= Massachusetts Miracle =

Period of economic growth in the 1980s

The Massachusetts Miracle was a period of economic growth in Massachusetts during most of the 1980s. Before then, the state had been hit hard by deindustrialization and resulting unemployment. During the Miracle, the unemployment rate fell from more than 12% in 1975 to less than 3%, which was accompanied by tax reductions and a drastic increase in personal income.

==Background==
Massachusetts's industrial economy began to decline during the early 20th century, with the departure of several manufacturing companies. By the 1920s, competition from the South and Midwest, followed by the Great Depression, led to the collapse of the three main industries in Massachusetts: textiles, shoemaking, and precision mechanics. This industrial decline would continue throughout the century; between 1950 and 1979, the number of Massachusetts residents involved in textile manufacturing declined from 264,000 to 63,000. The 1969 closure of the Springfield Armory spurred an exodus of high-paying jobs from western Massachusetts.

==Initial growth==
The growth was heavily centered in financial services and the high-tech industry (often driven by technology out of Harvard University and MIT), and within Boston and in its suburbs along Route 128. The expansion of the high-tech industry along Route 128 has led to the name of the road being used as a nickname for the regional tech economy, much like Silicon Valley.

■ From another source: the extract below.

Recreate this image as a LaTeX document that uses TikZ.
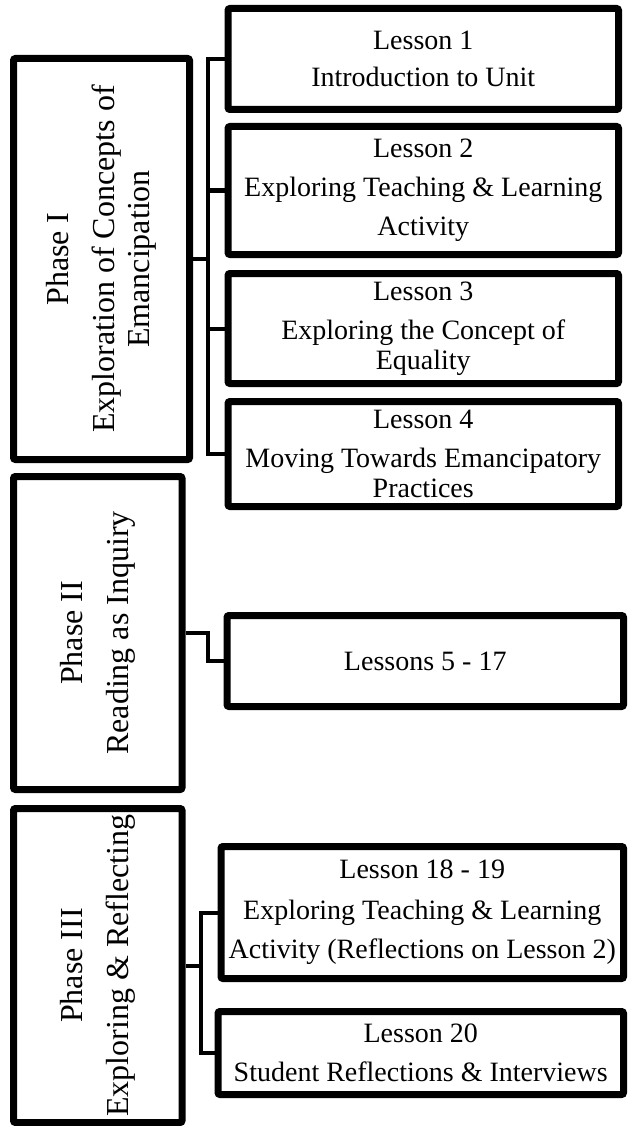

Notable companies associated with the Miracle include Digital Equipment Corporation, Data General, Wang Laboratories, Prime Computer, Lotus Development Corporation, and Apollo Computer.

Michael Dukakis was Governor of Massachusetts during most of this time and attempted to take credit for the "Miracle." Voted back into office in 1982, Dukakis attempted to maintain his Massachusetts Technology Development Corporation, a state vehicle for reshaping tax revenue into venture capital. For start-ups, instead of relying on property taxes, Dukakis "worked to broker deals between high-tech companies and Boston-based venture capital firms." The firms contracted with previous MTDC-framed scaleup companies to fund another wave of start-ups along Route 128. A confluence of external economic factors allowed scaleups and private investors, not property taxpayers, to produce an economic upswing. Dukakis set this process in motion yet planned not to play a substantial role. As a result, Republican Party pundits and subsequent scholars critiqued his 1988 campaign to describe himself as the embodiment of the Massachusetts turnaround. The second coming state platform that had made him into the national Democratic Party candidate during the 1988 United States presidential election counterintuitively contributed to his own electoral defeat. In contrast, Dukakis' alterations in Atari Democrat philosophy also became tenets of the winning New Democrat platforms.

==Early 1990s recession==
In the early 1990s, Massachusetts, like most of the Northeast, was much more severely affected by the early 1990s recession than the country as a whole, with the unemployment rate nearly reaching 9% by the summer of 1992. However, Massachusetts recovered from the recession faster than the rest of the Northeast, helped by the nationwide tech boom of the 1990s, and by the end of the decade the unemployment rate once again fell below 3%.